■ EXERCISE AIM
Write out the data below in full, unchanged, minus the images.

>> start

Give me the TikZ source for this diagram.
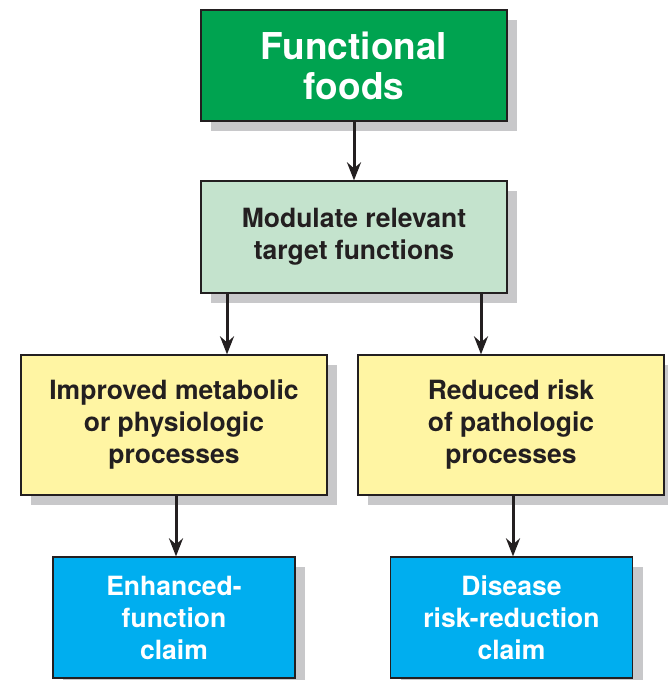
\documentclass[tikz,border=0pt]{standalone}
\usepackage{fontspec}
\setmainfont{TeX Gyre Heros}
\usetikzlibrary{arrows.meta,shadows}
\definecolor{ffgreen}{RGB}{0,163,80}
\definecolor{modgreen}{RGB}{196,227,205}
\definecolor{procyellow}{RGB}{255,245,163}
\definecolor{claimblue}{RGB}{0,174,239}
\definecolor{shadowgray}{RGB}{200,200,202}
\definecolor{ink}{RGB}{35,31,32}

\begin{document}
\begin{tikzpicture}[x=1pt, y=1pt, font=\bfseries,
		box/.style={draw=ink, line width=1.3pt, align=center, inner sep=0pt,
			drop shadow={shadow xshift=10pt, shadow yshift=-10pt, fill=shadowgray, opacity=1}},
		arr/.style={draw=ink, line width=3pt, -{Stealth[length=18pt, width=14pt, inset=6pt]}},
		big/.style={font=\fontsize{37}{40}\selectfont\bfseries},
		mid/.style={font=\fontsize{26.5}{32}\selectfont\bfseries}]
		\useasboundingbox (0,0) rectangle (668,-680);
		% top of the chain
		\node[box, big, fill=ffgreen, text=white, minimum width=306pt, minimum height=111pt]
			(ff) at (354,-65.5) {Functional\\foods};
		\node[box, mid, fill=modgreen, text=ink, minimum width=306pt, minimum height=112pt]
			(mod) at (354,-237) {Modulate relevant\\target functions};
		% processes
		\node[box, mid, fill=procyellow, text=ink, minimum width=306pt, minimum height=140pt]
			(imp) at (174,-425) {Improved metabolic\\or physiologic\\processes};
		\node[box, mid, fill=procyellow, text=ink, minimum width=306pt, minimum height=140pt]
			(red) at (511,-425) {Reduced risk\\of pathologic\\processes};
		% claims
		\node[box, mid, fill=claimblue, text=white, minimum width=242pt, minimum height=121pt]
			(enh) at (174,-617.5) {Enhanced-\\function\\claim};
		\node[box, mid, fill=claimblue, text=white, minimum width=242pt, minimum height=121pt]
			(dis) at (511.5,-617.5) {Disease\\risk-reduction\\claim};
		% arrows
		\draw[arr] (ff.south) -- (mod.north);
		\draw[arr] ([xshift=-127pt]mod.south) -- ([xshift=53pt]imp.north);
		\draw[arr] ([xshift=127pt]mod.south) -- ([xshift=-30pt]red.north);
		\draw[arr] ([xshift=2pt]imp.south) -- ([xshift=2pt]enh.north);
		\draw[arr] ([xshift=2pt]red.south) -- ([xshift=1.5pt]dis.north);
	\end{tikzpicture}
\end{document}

>> end

■ SOLUTION TO THE EXERCISE
Give me the TikZ source for this diagram.
\documentclass[tikz,border=0pt]{standalone}
\usepackage{fontspec}
\setmainfont{TeX Gyre Heros}
\usetikzlibrary{arrows.meta,shadows}
\definecolor{ffgreen}{RGB}{0,163,80}
\definecolor{modgreen}{RGB}{196,227,205}
\definecolor{procyellow}{RGB}{255,245,163}
\definecolor{claimblue}{RGB}{0,174,239}
\definecolor{shadowgray}{RGB}{200,200,202}
\definecolor{ink}{RGB}{35,31,32}

\begin{document}
\begin{tikzpicture}[x=1pt, y=1pt, font=\bfseries,
		box/.style={draw=ink, line width=1.3pt, align=center, inner sep=0pt,
			drop shadow={shadow xshift=10pt, shadow yshift=-10pt, fill=shadowgray, opacity=1}},
		arr/.style={draw=ink, line width=3pt, -{Stealth[length=18pt, width=14pt, inset=6pt]}},
		big/.style={font=\fontsize{37}{40}\selectfont\bfseries},
		mid/.style={font=\fontsize{26.5}{32}\selectfont\bfseries}]
		\useasboundingbox (0,0) rectangle (668,-680);
		% top of the chain
		\node[box, big, fill=ffgreen, text=white, minimum width=306pt, minimum height=111pt]
			(ff) at (354,-65.5) {Functional\\foods};
		\node[box, mid, fill=modgreen, text=ink, minimum width=306pt, minimum height=112pt]
			(mod) at (354,-237) {Modulate relevant\\target functions};
		% processes
		\node[box, mid, fill=procyellow, text=ink, minimum width=306pt, minimum height=140pt]
			(imp) at (174,-425) {Improved metabolic\\or physiologic\\processes};
		\node[box, mid, fill=procyellow, text=ink, minimum width=306pt, minimum height=140pt]
			(red) at (511,-425) {Reduced risk\\of pathologic\\processes};
		% claims
		\node[box, mid, fill=claimblue, text=white, minimum width=242pt, minimum height=121pt]
			(enh) at (174,-617.5) {Enhanced-\\function\\claim};
		\node[box, mid, fill=claimblue, text=white, minimum width=242pt, minimum height=121pt]
			(dis) at (511.5,-617.5) {Disease\\risk-reduction\\claim};
		% arrows
		\draw[arr] (ff.south) -- (mod.north);
		\draw[arr] ([xshift=-127pt]mod.south) -- ([xshift=53pt]imp.north);
		\draw[arr] ([xshift=127pt]mod.south) -- ([xshift=-30pt]red.north);
		\draw[arr] ([xshift=2pt]imp.south) -- ([xshift=2pt]enh.north);
		\draw[arr] ([xshift=2pt]red.south) -- ([xshift=1.5pt]dis.north);
	\end{tikzpicture}
\end{document}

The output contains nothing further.